Flying through Moving Gates without Full State Estimation
Ralf Römer, Tim Emmert, Angela P. Schoellig
TL;DR
The paper tackles autonomous drone racing through moving gates without a map or full state estimation. It develops a proportional navigation (PN) based vision-based controller that uses monocular line-of-sight to gates and IMU data, supported by a PN frame and a closed-form, constrained optimization for thrust and attitude, yielding a practical solution even when relative velocity is unknown.
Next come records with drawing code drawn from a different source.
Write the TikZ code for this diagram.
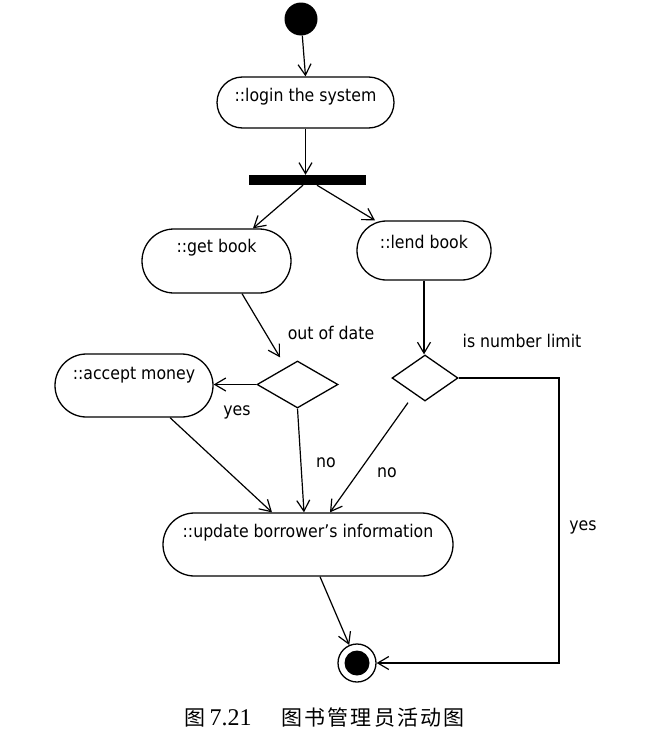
\documentclass[tikz,border=0pt]{standalone}
\usepackage{fontspec}
\setmainfont{DejaVu Sans Condensed}
\newfontfamily\cjk[LetterSpace=10]{Noto Sans CJK SC}
\newfontfamily\capserif{Liberation Serif}
\usetikzlibrary{shapes.misc,shapes.geometric,arrows.meta,calc}
\begin{document}
\begin{tikzpicture}[x=1pt,y=-1pt,
  every node/.style={font=\fontsize{17.5}{19}\selectfont},
  act/.style={rounded rectangle, draw, line width=1.3pt, inner sep=0pt},
  dec/.style={diamond, draw, line width=1.3pt, inner sep=0pt},
  flow/.style={line width=1.2pt, -{Straight Barb[length=11pt,width=13pt,line width=1.2pt]}},
  lbl/.style={inner sep=0pt}]
\useasboundingbox (0,0) rectangle (653,744);
\node[circle, fill=black, minimum size=33pt, inner sep=0pt] (start) at (301,19) {};
\node[act, minimum width=177pt, minimum height=51pt, label={[yshift=5.5pt]center:{::login the system}}] (login) at (305.5,102.5) {};
\node[fill=black, minimum width=117pt, minimum height=10pt, inner sep=0pt] (bar) at (307.5,180) {};
\node[act, minimum width=149pt, minimum height=64pt, label={[yshift=13pt]center:{::get book}}] (gb) at (216.5,261) {};
\node[act, minimum width=134pt, minimum height=59pt, label={[yshift=8.5pt]center:{::lend book}}] (lb) at (424,250.5) {};
\node[act, minimum width=158pt, minimum height=63pt, label={[yshift=10.5pt]center:{::accept money}}] (am) at (134,385.5) {};
\node[dec, minimum width=81pt, minimum height=47pt] (d1) at (297.5,384.5) {};
\node[dec, minimum width=66pt, minimum height=46pt] (d2) at (425,378) {};
\node[act, minimum width=290pt, minimum height=63pt, label={[yshift=11.5pt]center:{::update borrower's information}}] (up) at (308,544.5) {};
\node[circle, draw, line width=1.3pt, minimum size=38pt, inner sep=0pt,
  path picture={\fill (path picture bounding box.center) circle (12.5pt);}] (end) at (357,663) {};
\coordinate (rc) at (559,380);

\draw[flow] (start) -- (login.north);
\draw[flow] (login.south) -- (login.south |- bar.north);
\draw[flow] ([xshift=-4.5pt]bar.south) -- ([xshift=36.5pt]gb.north);
\draw[flow] ([xshift=9.5pt]bar.south) -- ([xshift=-49pt]lb.north);
\draw[flow] ([xshift=25.5pt]gb.south) -- ($(d1.north)+(-17.5,-3)$);
\draw[flow] (d1.west) -- (d1.west -| am.east);
\draw[flow] ([xshift=36pt]am.south) -- ([xshift=-36pt]up.north);
\draw[flow] (d1.south) -- ([xshift=-4pt]up.north);
\draw[flow] (lb.south) -- (lb.south |- d2.north);
\draw[flow] ($(d2.south)+(-17,1)$) -- ([xshift=22pt]up.north);
\draw[flow] (d2.east) -| (rc |- end.east) -- (end.east);
\draw[flow] ([xshift=12pt]up.south) -- (end);

\node[lbl] (ood) at (331,333) {out of date};
\node[lbl] (yes1) at (237,412) {yes};
\node[lbl] (no1) at (326,463) {no};
\node[lbl] (no2) at (387,473) {no};
\node[lbl] (inl) at (522,341) {is number limit};
\node[lbl] (yes2) at (583,527) {yes};
\node[lbl] (cap) at (324.5,718) {{\cjk\fontsize{21}{24}\selectfont 图}\hspace{4pt}{\capserif\fontsize{24}{26}\selectfont 7.21}\hspace{30pt}{\cjk\fontsize{21}{24}\selectfont 图书管理员活动图}};
\end{tikzpicture}
\end{document}
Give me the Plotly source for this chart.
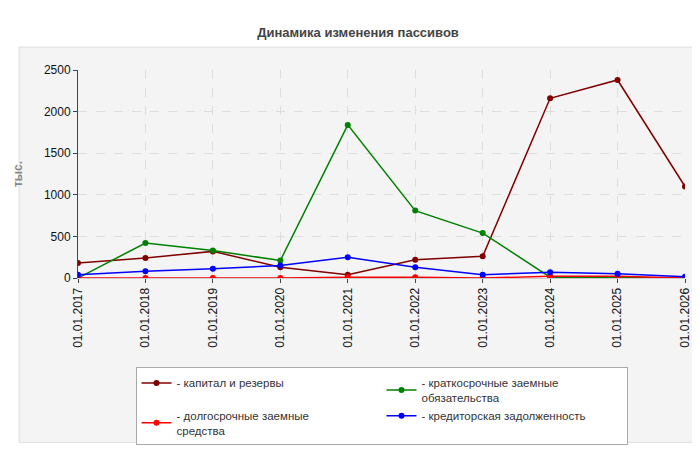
import plotly.graph_objects as go

dates = ["01.01.2017", "01.01.2018", "01.01.2019", "01.01.2020", "01.01.2021",
         "01.01.2022", "01.01.2023", "01.01.2024", "01.01.2025", "01.01.2026"]
capital = [180, 240, 320, 130, 40, 220, 260, 2160, 2380, 1100]
short_term = [0, 420, 330, 210, 1840, 810, 540, 10, 5, 0]
long_term = [0, 0, 0, 0, 10, 10, 0, 20, 20, 0]
creditors = [40, 80, 110, 150, 250, 130, 40, 70, 50, 15]

series = [
    ("- капитал и резервы", capital, "#800000"),
    ("- краткосрочные заемные<br>обязательства", short_term, "#008000"),
    ("- долгосрочные заемные<br>средства", long_term, "#ff0000"),
    ("- кредиторская задолженность", creditors, "#0000ff"),
]

fig = go.Figure()
for name, vals, color in series:
    fig.add_trace(go.Scatter(
        x=dates, y=vals, name=name, mode="lines+markers",
        line=dict(color=color, width=1.5),
        marker=dict(color=color, size=6),
    ))

fig.update_layout(
    width=700, height=450,
    margin=dict(l=70, r=23, t=62, b=175),
    paper_bgcolor="white",
    plot_bgcolor="#fdfdf8",
    font=dict(family="Liberation Sans, Arial", size=12, color="#222"),
    title=dict(text="<b>Динамика изменения пассивов</b>", x=0.5, y=0.955,
               font=dict(size=13, color="#444")),
    xaxis=dict(type="category", tickangle=-90, showgrid=True, automargin=False,
               gridcolor="#dddddd", griddash="dash", range=[0, 9],
               ticks="outside", ticklen=4, tickcolor="#444",
               showline=True, linecolor="#ccc", tickfont=dict(size=12, color="#111")),
    yaxis=dict(range=[0, 2500], dtick=500, showgrid=True, gridcolor="#dddddd",
               griddash="dash", showline=True, linecolor="#444", ticks="outside",
               ticklen=4, tickcolor="#444", zeroline=False, automargin=False,
               title=dict(text="<b>тыс.</b>", font=dict(size=12, color="#888"), standoff=18),
               tickfont=dict(size=12, color="#111")),
    legend=dict(orientation="h", x=0.5, xanchor="center", y=-0.43, yanchor="top",
                entrywidth=200, bgcolor="white", bordercolor="#aaa", borderwidth=1,
                font=dict(size=11.5, color="#333"), traceorder="normal",
                itemwidth=30, tracegroupgap=0),
    shapes=[dict(type="rect", xref="paper", yref="paper", x0=-0.097, x1=1.03,
                 y0=-0.79, y1=1.11, fillcolor="#f4f4f4", line=dict(color="#ddd", width=1),
                 layer="below")],
)

fig.write_html("out.html")
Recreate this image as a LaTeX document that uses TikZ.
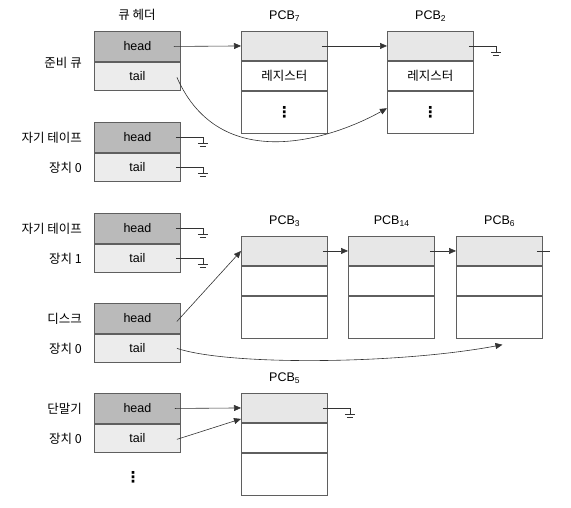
\documentclass[tikz,border=0pt]{standalone}
\usepackage{fontspec}
\setmainfont{Liberation Sans}
\newfontfamily\kr{Noto Sans CJK KR}
\newfontfamily\sym{DejaVu Sans}
\usepackage{tikz}
\usetikzlibrary{calc,arrows.meta}
\definecolor{headgray}{RGB}{186,186,186}
\definecolor{tailgray}{RGB}{236,236,236}
\definecolor{topgray}{RGB}{231,231,231}
\definecolor{edgegray}{RGB}{95,95,95}
\tikzset{
  cell/.style={draw=edgegray, line width=0.9pt, inner sep=0pt,
    minimum width=86pt, font=\fontsize{12.5}{13}\selectfont},
  headcell/.style={cell, fill=headgray, minimum height=30pt},
  tailcell/.style={cell, fill=tailgray, minimum height=28pt},
  pcbtop/.style={cell, fill=topgray, minimum height=29pt},
  pcbmid/.style={cell, fill=white, minimum height=29pt},
  pcbbot/.style={cell, fill=white, minimum height=42pt},
  lbl/.style={font=\kr\fontsize{12.5}{13}\selectfont, inner sep=0pt},
  dts/.style={font=\sym\bfseries\fontsize{15}{15}\selectfont, inner sep=0pt},
  wire/.style={draw=black!80, line width=0.6pt},
  ptr/.style={wire, -{Triangle[length=7pt,width=6pt]}}
}
\newcommand\pcbsub[1]{\raisebox{-2.5pt}{\fontsize{8.5}{9}\selectfont #1}}
% queue header: name, top y, first label, second label
\newcommand\queuehdr[4]{
  \node[headcell, anchor=north west] (#1h) at (94,#2) {head};
  \node[tailcell, anchor=north] (#1t) at (#1h.south) {tail};
  \node[lbl, anchor=east] (#1x) at ($(#1h.west)+(-12,0)$) {#3};
  \node[lbl, anchor=east] (#1y) at ($(#1t.west)+(-12,0)$) {#4};
}
% pcb: name, x, top y, number, middle text
\newcommand\pcb[5]{
  \node[pcbtop, anchor=north west] (#1a) at (#2,#3) {};
  \node[pcbmid, anchor=north] (#1b) at (#1a.south) {\kr #5};
  \node[pcbbot, anchor=north] (#1c) at (#1b.south) {};
  \node[font=\fontsize{12.5}{13}\selectfont, inner sep=0pt] (#1l) at ($(#1a.north)+(0,-15)$) {PCB\pcbsub{#4}};
}
% null pointer to ground
\newcommand\groundfrom[1]{
  \coordinate (g) at ($(#1.east)+(22,0)$);
  \draw[wire] ($(#1.east)+(-5,0)$) -- (g) -- ++(0,6);
  \draw[wire] ($(g)+(-5,6)$) -- ($(g)+(5,6)$);
  \draw[wire] ($(g)+(-3,9)$) -- ($(g)+(3,9)$);
}

\begin{document}
\begin{tikzpicture}[x=1pt,y=-1pt]
  \useasboundingbox (0,0) rectangle (571,507);

  \node[lbl] (hdr) at (137,15) {큐 헤더};

  \queuehdr{rq}{31}{}{}
  \queuehdr{tz}{122}{자기 테이프}{장치 0}
  \queuehdr{to}{213}{자기 테이프}{장치 1}
  \queuehdr{dk}{303}{디스크}{장치 0}
  \queuehdr{tm}{393}{단말기}{장치 0}
  \node[lbl, anchor=east] (rqlbl) at ($(rqh.south west)+(-12,1)$) {준비 큐};
  \node[dts] (more) at (133,477) {⋮};

  \pcb{p7}{241}{31}{7}{레지스터}
  \pcb{p2}{387}{31}{2}{레지스터}
  \node[dts] (p7dots) at (p7c) {⋮};
  \node[dts] (p2dots) at (p2c) {⋮};
  \pcb{p3}{241}{236}{3}{}
  \pcb{p14}{348}{236}{14}{}
  \pcb{p6}{456}{236}{6}{}
  \pcb{p5}{241}{393}{5}{}

  % ready queue
  \draw[ptr] ($(rqh.east)+(-7,0)$) -- (p7a.west);
  \draw[ptr] ($(p7a.east)+(-6,0)$) -- (p2a.west);
  \groundfrom{p2a}
  \draw[ptr] ($(rqt.east)+(-4,1)$) .. controls (220,175) and (330,140) .. ($(p2c.west)+(0,-4)$);

  % tapes
  \groundfrom{tzh}
  \groundfrom{tzt}
  \groundfrom{toh}
  \groundfrom{tot}

  % disk
  \draw[ptr] ($(dkh.east)+(-4,3)$) -- (p3a.west);
  \draw[ptr] ($(p3a.east)+(-5,0)$) -- (p14a.west);
  \draw[ptr] ($(p14a.east)+(-5,0)$) -- (p6a.west);
  \coordinate (p6end) at ($(p6a.east)+(7,0)$);
  \draw[wire] ($(p6a.east)+(-6,0)$) -- (p6end);
  \draw[ptr] ($(dkt.east)+(-4,0)$) .. controls (230,366) and (400,364) .. ($(p6c.south)+(3,6)$);

  % terminal
  \draw[ptr] ($(tmh.east)+(-6,0)$) -- (p5a.west);
  \draw[ptr] ($(tmt.east)+(-4,1)$) -- ($(p5a.south west)+(0,-4)$);
  \groundfrom{p5a}
\end{tikzpicture}
\end{document}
A Bayesian optimization pipeline tunes the PN constant $k_\text{PN}$ and field-of-view bound $\bar{\gamma}$, guided by rewards that balance time-to-gate and gate-centering accuracy, and the approach is validated across planar and knot gate motions in both simulation and real-world hardware. The results demonstrate robust, high-speed interception of moving gates with only LOS and IMU measurements, enabling agile flight in dynamic, uncharted environments without relying on maps or full state estimation.
Abstract
Autonomous drone racing requires powerful perception, planning, and control and has become a benchmark and test field for autonomous, agile flight. Existing work usually assumes static race tracks with known maps, which enables offline planning of time-optimal trajectories, performing localization to the gates to reduce the drift in visual-inertial odometry (VIO) for state estimation or training learning-based methods for the particular race track and operating environment. In contrast, many real-world tasks like disaster response or delivery need to be performed in unknown and dynamic environments. To make drone racing more robust against unseen environments and moving gates, we propose a control algorithm that operates without a race track map or VIO, relying solely on monocular measurements of the line of sight to the gates. For this purpose, we adopt the law of proportional navigation (PN) to accurately fly through the gates despite gate motions or wind. We formulate the PN-informed vision-based control problem for drone racing as a constrained optimization problem and derive a closed-form optimal solution. Through simulations and real-world experiments, we demonstrate that our algorithm can navigate through moving gates at high speeds while being robust to different gate movements, model errors, wind, and delays.